Archives For June 2005

i`m trying to keep my head up, i really am, but it`s really difficult. i`m going to get fired, it`s not paranoia when your boss is advertising your job. the retail job is fun and everything but pays half the hourly rate of what i`m making now.

i`m sending out resumes and not even getting rejection letters. that`s particularly demoralising, i`m not even good enough to respond to? the possible project that the placement firm liked me for is on hold so that`s out. although the woman at the placement firm is doing the best she can. she`s got me a possible supplemental job and she`s saying they can get me a number of temp positions based on my skill sets.

the $1,000,000 questions or in this case the $x an hour questions are — will it match or exceed what i`m making now, can i temp 40 hours a week and should i resign before i`m fired?

this is difficult. there was a fairly momentous announcement from Steve Jobs yesterday and i`d really like to throw my 2¢ in the ring, but i can`t. one of the things i agreed to when i took this job was not discuss the company in a public forum.

i`m going to say what i can; yesterday, Apple announced that they were going to switch to Intel processors starting 2006 with a complete transition by 2007, there`s been a lot of commentary in a number of places, a lot of people feel betrayed but honestly i think this is for the best. this is not the official word from on high, i just think it`s a step in a new and interesting direction. it`s thinking different taken to an incredibly logical extreme.

and that`s all i can say about that.

edit:

a fairly reasonable article on the whole situation.

i was trying to find official photos of the store opening on saturday but thus far; zip. i did however find a flickr gallery of one of the many that stood in the line this weekend.



the rest of the photos are here

edit [6/12]

i`ve found yourmaclife.com has a two part video of the opening here and here.

i came, i saw, i kicked ass, i took names and my feet are killing me.

today was the grand opening of our store. after 46 hours of training, i was unleashed on an unsuspecting public; i was polite, i was helpful and apparently people liked me. go figure.

i have to say my first foray into the retail experience was not as bad as i expected. considering that over the course of the day i think at least 3000 people came through the doors of the store. we had 1000 tshirts to give away and they were gone in two hours and there wasn`t a let up until about and hour before i left.

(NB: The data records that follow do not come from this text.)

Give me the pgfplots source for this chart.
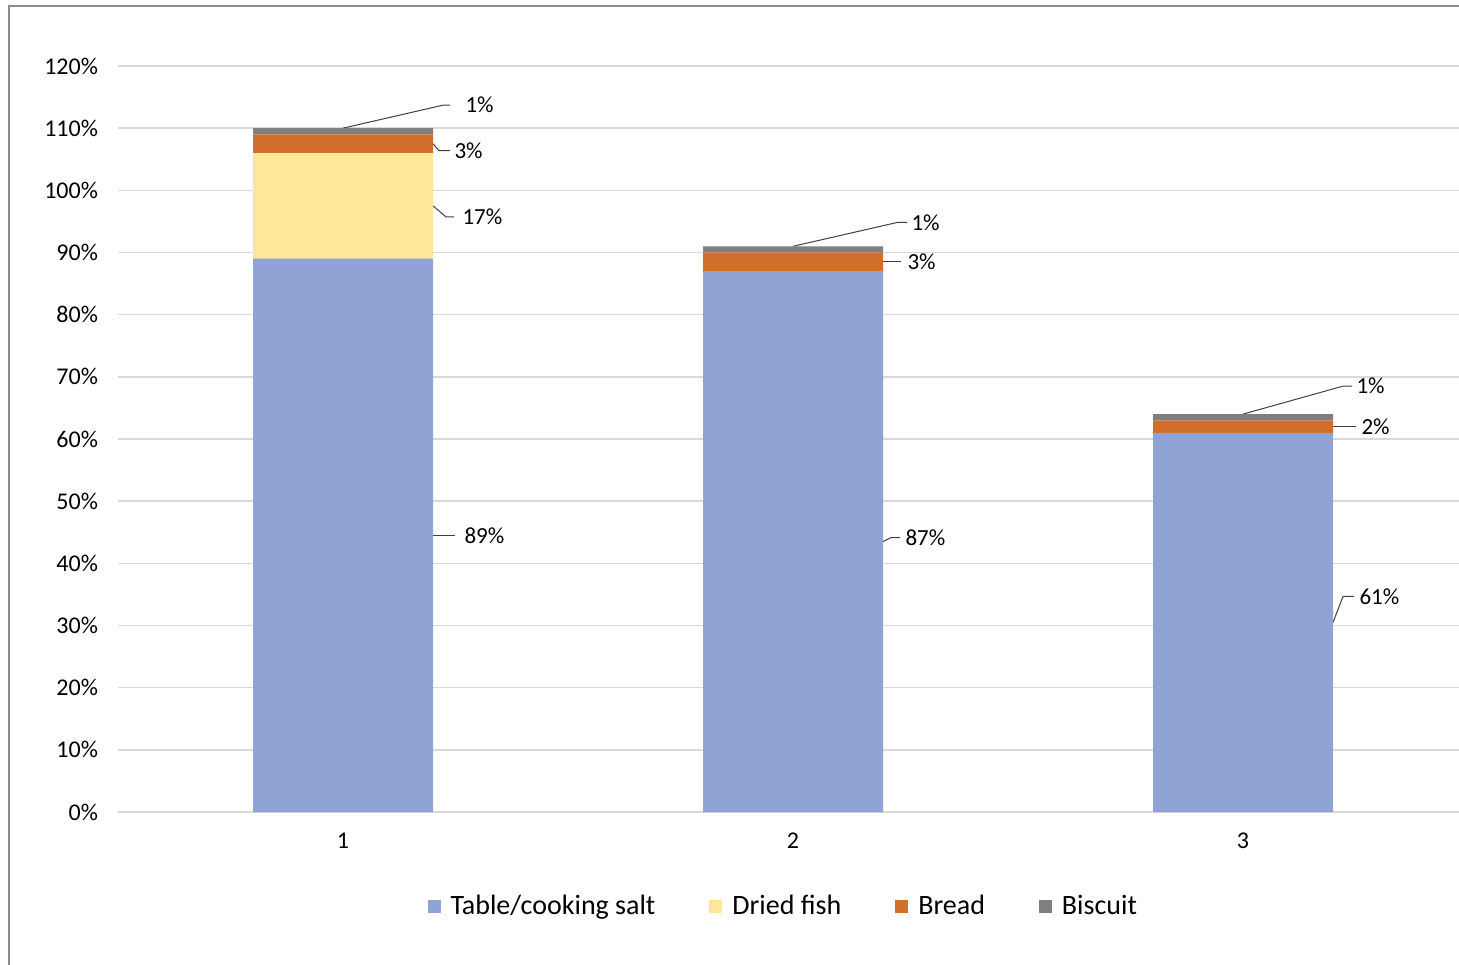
\documentclass[border=0pt]{standalone}
\usepackage{pgfplots}
\pgfplotsset{compat=1.18}
\usepackage{fontspec}
\setmainfont{Carlito}

\definecolor{salt}{HTML}{8FA3D4}
\definecolor{fish}{HTML}{FFE699}
\definecolor{bread}{HTML}{D36F2C}
\definecolor{biscuit}{HTML}{7F7F7F}
\definecolor{gridgray}{HTML}{D9D9D9}
\definecolor{framegray}{HTML}{8C8C8C}
\definecolor{leader}{HTML}{404040}

% share of respondents per group, one row per group
\pgfplotstableread{
x salt fish bread biscuit
1 89   17   3     1
2 87   0    3     1
3 61   0    2     1
}\foodsalt

% leader line with an elbow: start, elbow offset, horizontal run, gap, text
\newcommand{\callout}[6]{%
  \draw[leader, line width=0.5pt] (axis cs:#1) -- ++(#2) -- ++(#3,0pt)
    node[right, inner sep=0pt, xshift=#4, font=\fontsize{11.5}{13}\selectfont, text=black] {#5#6};}

\begin{document}
\begin{tikzpicture}
\useasboundingbox (0,0) rectangle (729.5pt,482pt);
\fill[white] (0,0) rectangle (729.5pt,482pt);
\draw[framegray, line width=0.8pt] (4.5pt,-2pt) -- (4.5pt,479pt) -- (740pt,479pt);

\begin{axis}[
  at={(59pt,76pt)}, anchor=south west,
  scale only axis, width=675pt, height=373pt,
  xmin=0.5, xmax=3.5, ymin=0, ymax=120,
  ybar stacked, bar width=90pt,
  axis line style={draw=none},
  major tick length=0pt,
  xtick={1,2,3}, ytick={0,10,...,120},
  ymajorgrids, grid style={gridgray, line width=0.8pt},
  /pgf/number format/assume math mode=true,
  yticklabel={\pgfmathprintnumber{\tick}\%},
  yticklabel style={font=\fontsize{12}{14}\selectfont, xshift=-6.5pt},
  xticklabel style={font=\fontsize{12}{14}\selectfont, yshift=-7pt},
  legend columns=4,
  legend style={draw=none, fill=none, at={(0.4935,-0.1265)}, anchor=center,
    font=\fontsize{14}{16}\selectfont,
    /tikz/every odd column/.style={column sep=3pt},
    /tikz/every even column/.style={column sep=25pt}},
  legend image code/.code={\fill[#1] (0pt,-3.25pt) rectangle (6.5pt,3.25pt);},
  clip=false,
]
\addplot[fill=salt, draw=none] table[x=x, y=salt] {\foodsalt};
\addplot[fill=fish, draw=none] table[x=x, y=fish] {\foodsalt};
\addplot[fill=bread, draw=none] table[x=x, y=bread] {\foodsalt};
\addplot[fill=biscuit, draw=none] table[x=x, y=biscuit] {\foodsalt};
\legend{Table/cooking salt, Dried fish, Bread, Biscuit}

% data callouts
\callout{1,110}{50pt,11.5pt}{3.5pt}{7.5pt}{1}{\%}
\callout{1.2,107.5}{3pt,-3.5pt}{5.5pt}{2pt}{3}{\%}
\callout{1.2,97.5}{6.5pt,-5.5pt}{4pt}{4pt}{17}{\%}
\callout{1.2,44.5}{0pt,0pt}{11pt}{4.5pt}{89}{\%}
\callout{2,91}{52.5pt,12pt}{4.5pt}{2pt}{1}{\%}
\callout{2.2,88.5}{0pt,0pt}{9pt}{3pt}{3}{\%}
\callout{2.2,43.5}{4pt,2pt}{4.5pt}{2.5pt}{87}{\%}
\callout{3,64}{50pt,14pt}{4.5pt}{2pt}{1}{\%}
\callout{3.2,62}{0pt,0pt}{11.5pt}{2.5pt}{2}{\%}
\callout{3.2,30.5}{5pt,13pt}{5.5pt}{2.5pt}{61}{\%}
\end{axis}
\end{tikzpicture}
\end{document}
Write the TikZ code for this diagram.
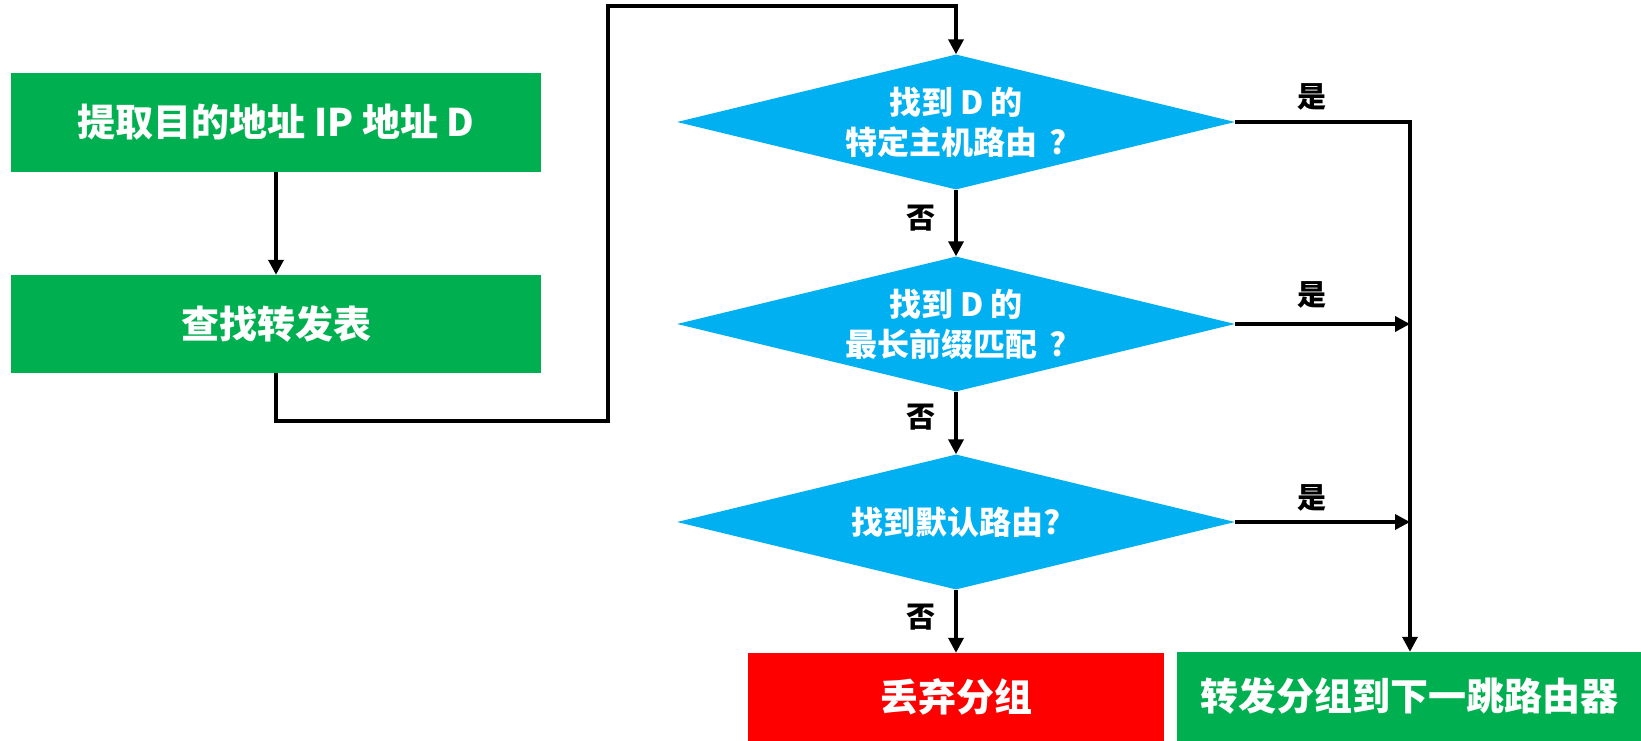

and i`m back in the fray for a full day again tomorrow, aching feet and all.

i am a better person because of my wife. hence this week is incredible difficult for me. there are only two more days before she`s back from the trip, but i`m having trouble sleeping and i`m irritable.

i haven`t heard a peep about any of the jobs i`ve applied to and i think i can across an ad for my job and my boss is interviewing people. in normal circumstances, that would mean; cool, some help. but she`s cut back one person`s hours, i know i`m going to get fired. i`d really just like the opportunity to do leave before it happens.

i`ve been playing nice but it`s wearing thin, especially with vic not here. she`s an incredibly nice and kind person, i just try for her sake and without her here for temperance, i don`t know if i can keep up the facade. i have to because there is no money tree and the little that i do make keeps us fed and sheltered.